Given task
Without the pictures, write out all the lines below exactly as they appear.

Recorded information
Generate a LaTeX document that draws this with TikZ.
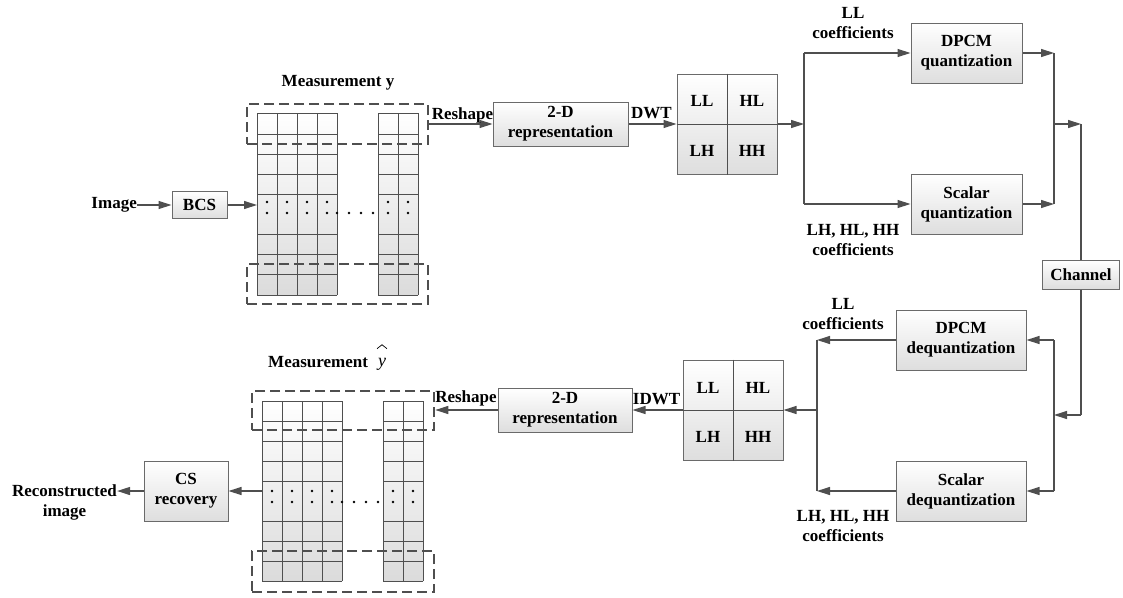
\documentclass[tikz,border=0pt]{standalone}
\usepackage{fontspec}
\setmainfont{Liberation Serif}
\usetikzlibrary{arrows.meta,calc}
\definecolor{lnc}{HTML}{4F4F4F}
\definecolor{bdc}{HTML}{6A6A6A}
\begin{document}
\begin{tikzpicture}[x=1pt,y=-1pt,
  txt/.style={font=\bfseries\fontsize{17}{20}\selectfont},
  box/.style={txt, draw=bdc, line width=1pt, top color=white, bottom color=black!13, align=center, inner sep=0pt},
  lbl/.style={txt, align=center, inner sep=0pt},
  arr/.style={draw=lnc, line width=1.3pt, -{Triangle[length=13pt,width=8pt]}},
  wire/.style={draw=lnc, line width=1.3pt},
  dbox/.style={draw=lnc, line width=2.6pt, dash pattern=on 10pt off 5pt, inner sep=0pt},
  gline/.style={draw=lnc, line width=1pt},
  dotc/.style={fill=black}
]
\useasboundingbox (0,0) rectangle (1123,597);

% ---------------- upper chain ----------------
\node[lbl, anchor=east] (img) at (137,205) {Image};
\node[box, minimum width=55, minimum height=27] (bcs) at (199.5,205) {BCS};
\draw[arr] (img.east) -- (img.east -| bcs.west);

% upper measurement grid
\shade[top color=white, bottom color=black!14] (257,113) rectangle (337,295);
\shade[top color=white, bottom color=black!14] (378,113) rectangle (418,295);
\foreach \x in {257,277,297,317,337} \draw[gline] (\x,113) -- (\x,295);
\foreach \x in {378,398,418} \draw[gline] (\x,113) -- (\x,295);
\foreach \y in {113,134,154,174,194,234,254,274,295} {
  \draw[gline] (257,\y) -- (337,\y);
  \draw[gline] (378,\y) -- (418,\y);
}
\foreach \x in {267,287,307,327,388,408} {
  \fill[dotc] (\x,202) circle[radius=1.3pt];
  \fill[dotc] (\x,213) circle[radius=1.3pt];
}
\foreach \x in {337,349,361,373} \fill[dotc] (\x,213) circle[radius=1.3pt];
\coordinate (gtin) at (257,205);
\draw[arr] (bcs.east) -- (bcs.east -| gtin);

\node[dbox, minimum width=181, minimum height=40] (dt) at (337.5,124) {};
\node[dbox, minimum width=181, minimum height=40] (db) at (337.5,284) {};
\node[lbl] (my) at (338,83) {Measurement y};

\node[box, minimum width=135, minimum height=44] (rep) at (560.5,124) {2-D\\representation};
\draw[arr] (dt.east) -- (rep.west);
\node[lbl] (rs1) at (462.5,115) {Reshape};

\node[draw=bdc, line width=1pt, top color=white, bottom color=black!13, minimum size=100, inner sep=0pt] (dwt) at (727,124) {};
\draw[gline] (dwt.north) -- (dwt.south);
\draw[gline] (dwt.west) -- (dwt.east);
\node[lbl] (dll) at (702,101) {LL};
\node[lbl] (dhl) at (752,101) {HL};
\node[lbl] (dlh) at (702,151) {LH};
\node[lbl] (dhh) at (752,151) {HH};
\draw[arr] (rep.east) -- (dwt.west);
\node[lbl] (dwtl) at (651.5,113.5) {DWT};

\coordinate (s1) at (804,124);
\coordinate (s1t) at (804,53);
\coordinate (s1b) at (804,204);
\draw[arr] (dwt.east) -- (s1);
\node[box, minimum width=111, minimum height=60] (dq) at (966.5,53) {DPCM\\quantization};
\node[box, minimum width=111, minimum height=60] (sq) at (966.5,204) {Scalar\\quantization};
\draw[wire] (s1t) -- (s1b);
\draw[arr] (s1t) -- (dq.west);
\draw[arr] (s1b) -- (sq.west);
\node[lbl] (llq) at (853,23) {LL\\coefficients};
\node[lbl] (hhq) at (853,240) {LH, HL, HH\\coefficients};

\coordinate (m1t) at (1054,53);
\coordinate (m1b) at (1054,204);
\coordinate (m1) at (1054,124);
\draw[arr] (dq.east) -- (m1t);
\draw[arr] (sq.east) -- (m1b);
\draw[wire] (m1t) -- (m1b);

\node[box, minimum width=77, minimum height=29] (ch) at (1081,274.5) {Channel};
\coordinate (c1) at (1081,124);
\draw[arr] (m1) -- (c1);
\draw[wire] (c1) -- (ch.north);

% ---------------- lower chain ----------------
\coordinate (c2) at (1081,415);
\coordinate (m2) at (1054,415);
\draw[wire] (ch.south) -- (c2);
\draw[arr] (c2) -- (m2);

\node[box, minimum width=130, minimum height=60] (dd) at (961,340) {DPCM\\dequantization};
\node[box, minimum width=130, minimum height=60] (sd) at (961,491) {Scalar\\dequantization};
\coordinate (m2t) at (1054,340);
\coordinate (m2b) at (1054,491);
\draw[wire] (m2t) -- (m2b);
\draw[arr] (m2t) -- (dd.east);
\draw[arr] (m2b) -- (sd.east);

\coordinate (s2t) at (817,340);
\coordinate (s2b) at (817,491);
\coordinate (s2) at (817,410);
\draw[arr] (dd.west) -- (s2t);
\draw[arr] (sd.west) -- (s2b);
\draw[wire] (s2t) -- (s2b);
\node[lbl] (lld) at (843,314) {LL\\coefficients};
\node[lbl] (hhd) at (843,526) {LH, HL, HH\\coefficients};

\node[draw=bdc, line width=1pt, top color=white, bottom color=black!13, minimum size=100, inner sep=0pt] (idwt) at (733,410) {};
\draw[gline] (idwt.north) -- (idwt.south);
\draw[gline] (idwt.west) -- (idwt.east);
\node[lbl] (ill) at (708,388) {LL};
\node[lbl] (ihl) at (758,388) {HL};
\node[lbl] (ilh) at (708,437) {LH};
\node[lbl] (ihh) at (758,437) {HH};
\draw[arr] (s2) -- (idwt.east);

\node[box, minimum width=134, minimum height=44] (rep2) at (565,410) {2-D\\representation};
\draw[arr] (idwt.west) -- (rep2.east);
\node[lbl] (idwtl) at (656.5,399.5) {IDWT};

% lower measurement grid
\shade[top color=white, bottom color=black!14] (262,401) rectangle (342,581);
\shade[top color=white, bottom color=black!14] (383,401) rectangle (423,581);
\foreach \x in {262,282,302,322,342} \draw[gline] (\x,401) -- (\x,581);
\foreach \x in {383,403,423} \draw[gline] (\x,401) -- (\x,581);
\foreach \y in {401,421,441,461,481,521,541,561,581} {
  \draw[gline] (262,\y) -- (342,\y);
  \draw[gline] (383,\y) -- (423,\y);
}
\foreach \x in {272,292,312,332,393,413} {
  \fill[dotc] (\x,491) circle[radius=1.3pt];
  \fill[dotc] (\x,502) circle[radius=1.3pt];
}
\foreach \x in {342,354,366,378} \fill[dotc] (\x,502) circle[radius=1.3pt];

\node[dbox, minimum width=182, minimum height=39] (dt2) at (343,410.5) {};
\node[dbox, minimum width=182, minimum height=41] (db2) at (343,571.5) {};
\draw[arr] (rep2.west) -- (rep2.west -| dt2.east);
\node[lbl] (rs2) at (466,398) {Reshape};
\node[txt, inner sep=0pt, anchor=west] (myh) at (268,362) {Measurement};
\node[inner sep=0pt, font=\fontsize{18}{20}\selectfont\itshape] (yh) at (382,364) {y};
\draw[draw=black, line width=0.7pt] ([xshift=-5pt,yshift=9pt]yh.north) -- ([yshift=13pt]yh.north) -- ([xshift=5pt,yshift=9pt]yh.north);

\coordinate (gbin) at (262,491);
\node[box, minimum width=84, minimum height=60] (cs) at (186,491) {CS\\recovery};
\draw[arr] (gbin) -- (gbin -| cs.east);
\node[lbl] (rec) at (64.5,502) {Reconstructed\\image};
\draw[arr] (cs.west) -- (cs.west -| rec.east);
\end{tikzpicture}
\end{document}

Written solution
Generate a LaTeX document that draws this with TikZ.
\documentclass[tikz,border=0pt]{standalone}
\usepackage{fontspec}
\setmainfont{Liberation Serif}
\usetikzlibrary{arrows.meta,calc}
\definecolor{lnc}{HTML}{4F4F4F}
\definecolor{bdc}{HTML}{6A6A6A}
\begin{document}
\begin{tikzpicture}[x=1pt,y=-1pt,
  txt/.style={font=\bfseries\fontsize{17}{20}\selectfont},
  box/.style={txt, draw=bdc, line width=1pt, top color=white, bottom color=black!13, align=center, inner sep=0pt},
  lbl/.style={txt, align=center, inner sep=0pt},
  arr/.style={draw=lnc, line width=1.3pt, -{Triangle[length=13pt,width=8pt]}},
  wire/.style={draw=lnc, line width=1.3pt},
  dbox/.style={draw=lnc, line width=2.6pt, dash pattern=on 10pt off 5pt, inner sep=0pt},
  gline/.style={draw=lnc, line width=1pt},
  dotc/.style={fill=black}
]
\useasboundingbox (0,0) rectangle (1123,597);

% ---------------- upper chain ----------------
\node[lbl, anchor=east] (img) at (137,205) {Image};
\node[box, minimum width=55, minimum height=27] (bcs) at (199.5,205) {BCS};
\draw[arr] (img.east) -- (img.east -| bcs.west);

% upper measurement grid
\shade[top color=white, bottom color=black!14] (257,113) rectangle (337,295);
\shade[top color=white, bottom color=black!14] (378,113) rectangle (418,295);
\foreach \x in {257,277,297,317,337} \draw[gline] (\x,113) -- (\x,295);
\foreach \x in {378,398,418} \draw[gline] (\x,113) -- (\x,295);
\foreach \y in {113,134,154,174,194,234,254,274,295} {
  \draw[gline] (257,\y) -- (337,\y);
  \draw[gline] (378,\y) -- (418,\y);
}
\foreach \x in {267,287,307,327,388,408} {
  \fill[dotc] (\x,202) circle[radius=1.3pt];
  \fill[dotc] (\x,213) circle[radius=1.3pt];
}
\foreach \x in {337,349,361,373} \fill[dotc] (\x,213) circle[radius=1.3pt];
\coordinate (gtin) at (257,205);
\draw[arr] (bcs.east) -- (bcs.east -| gtin);

\node[dbox, minimum width=181, minimum height=40] (dt) at (337.5,124) {};
\node[dbox, minimum width=181, minimum height=40] (db) at (337.5,284) {};
\node[lbl] (my) at (338,83) {Measurement y};

\node[box, minimum width=135, minimum height=44] (rep) at (560.5,124) {2-D\\representation};
\draw[arr] (dt.east) -- (rep.west);
\node[lbl] (rs1) at (462.5,115) {Reshape};

\node[draw=bdc, line width=1pt, top color=white, bottom color=black!13, minimum size=100, inner sep=0pt] (dwt) at (727,124) {};
\draw[gline] (dwt.north) -- (dwt.south);
\draw[gline] (dwt.west) -- (dwt.east);
\node[lbl] (dll) at (702,101) {LL};
\node[lbl] (dhl) at (752,101) {HL};
\node[lbl] (dlh) at (702,151) {LH};
\node[lbl] (dhh) at (752,151) {HH};
\draw[arr] (rep.east) -- (dwt.west);
\node[lbl] (dwtl) at (651.5,113.5) {DWT};

\coordinate (s1) at (804,124);
\coordinate (s1t) at (804,53);
\coordinate (s1b) at (804,204);
\draw[arr] (dwt.east) -- (s1);
\node[box, minimum width=111, minimum height=60] (dq) at (966.5,53) {DPCM\\quantization};
\node[box, minimum width=111, minimum height=60] (sq) at (966.5,204) {Scalar\\quantization};
\draw[wire] (s1t) -- (s1b);
\draw[arr] (s1t) -- (dq.west);
\draw[arr] (s1b) -- (sq.west);
\node[lbl] (llq) at (853,23) {LL\\coefficients};
\node[lbl] (hhq) at (853,240) {LH, HL, HH\\coefficients};

\coordinate (m1t) at (1054,53);
\coordinate (m1b) at (1054,204);
\coordinate (m1) at (1054,124);
\draw[arr] (dq.east) -- (m1t);
\draw[arr] (sq.east) -- (m1b);
\draw[wire] (m1t) -- (m1b);

\node[box, minimum width=77, minimum height=29] (ch) at (1081,274.5) {Channel};
\coordinate (c1) at (1081,124);
\draw[arr] (m1) -- (c1);
\draw[wire] (c1) -- (ch.north);

% ---------------- lower chain ----------------
\coordinate (c2) at (1081,415);
\coordinate (m2) at (1054,415);
\draw[wire] (ch.south) -- (c2);
\draw[arr] (c2) -- (m2);

\node[box, minimum width=130, minimum height=60] (dd) at (961,340) {DPCM\\dequantization};
\node[box, minimum width=130, minimum height=60] (sd) at (961,491) {Scalar\\dequantization};
\coordinate (m2t) at (1054,340);
\coordinate (m2b) at (1054,491);
\draw[wire] (m2t) -- (m2b);
\draw[arr] (m2t) -- (dd.east);
\draw[arr] (m2b) -- (sd.east);

\coordinate (s2t) at (817,340);
\coordinate (s2b) at (817,491);
\coordinate (s2) at (817,410);
\draw[arr] (dd.west) -- (s2t);
\draw[arr] (sd.west) -- (s2b);
\draw[wire] (s2t) -- (s2b);
\node[lbl] (lld) at (843,314) {LL\\coefficients};
\node[lbl] (hhd) at (843,526) {LH, HL, HH\\coefficients};

\node[draw=bdc, line width=1pt, top color=white, bottom color=black!13, minimum size=100, inner sep=0pt] (idwt) at (733,410) {};
\draw[gline] (idwt.north) -- (idwt.south);
\draw[gline] (idwt.west) -- (idwt.east);
\node[lbl] (ill) at (708,388) {LL};
\node[lbl] (ihl) at (758,388) {HL};
\node[lbl] (ilh) at (708,437) {LH};
\node[lbl] (ihh) at (758,437) {HH};
\draw[arr] (s2) -- (idwt.east);

\node[box, minimum width=134, minimum height=44] (rep2) at (565,410) {2-D\\representation};
\draw[arr] (idwt.west) -- (rep2.east);
\node[lbl] (idwtl) at (656.5,399.5) {IDWT};

% lower measurement grid
\shade[top color=white, bottom color=black!14] (262,401) rectangle (342,581);
\shade[top color=white, bottom color=black!14] (383,401) rectangle (423,581);
\foreach \x in {262,282,302,322,342} \draw[gline] (\x,401) -- (\x,581);
\foreach \x in {383,403,423} \draw[gline] (\x,401) -- (\x,581);
\foreach \y in {401,421,441,461,481,521,541,561,581} {
  \draw[gline] (262,\y) -- (342,\y);
  \draw[gline] (383,\y) -- (423,\y);
}
\foreach \x in {272,292,312,332,393,413} {
  \fill[dotc] (\x,491) circle[radius=1.3pt];
  \fill[dotc] (\x,502) circle[radius=1.3pt];
}
\foreach \x in {342,354,366,378} \fill[dotc] (\x,502) circle[radius=1.3pt];

\node[dbox, minimum width=182, minimum height=39] (dt2) at (343,410.5) {};
\node[dbox, minimum width=182, minimum height=41] (db2) at (343,571.5) {};
\draw[arr] (rep2.west) -- (rep2.west -| dt2.east);
\node[lbl] (rs2) at (466,398) {Reshape};
\node[txt, inner sep=0pt, anchor=west] (myh) at (268,362) {Measurement};
\node[inner sep=0pt, font=\fontsize{18}{20}\selectfont\itshape] (yh) at (382,364) {y};
\draw[draw=black, line width=0.7pt] ([xshift=-5pt,yshift=9pt]yh.north) -- ([yshift=13pt]yh.north) -- ([xshift=5pt,yshift=9pt]yh.north);

\coordinate (gbin) at (262,491);
\node[box, minimum width=84, minimum height=60] (cs) at (186,491) {CS\\recovery};
\draw[arr] (gbin) -- (gbin -| cs.east);
\node[lbl] (rec) at (64.5,502) {Reconstructed\\image};
\draw[arr] (cs.west) -- (cs.west -| rec.east);
\end{tikzpicture}
\end{document}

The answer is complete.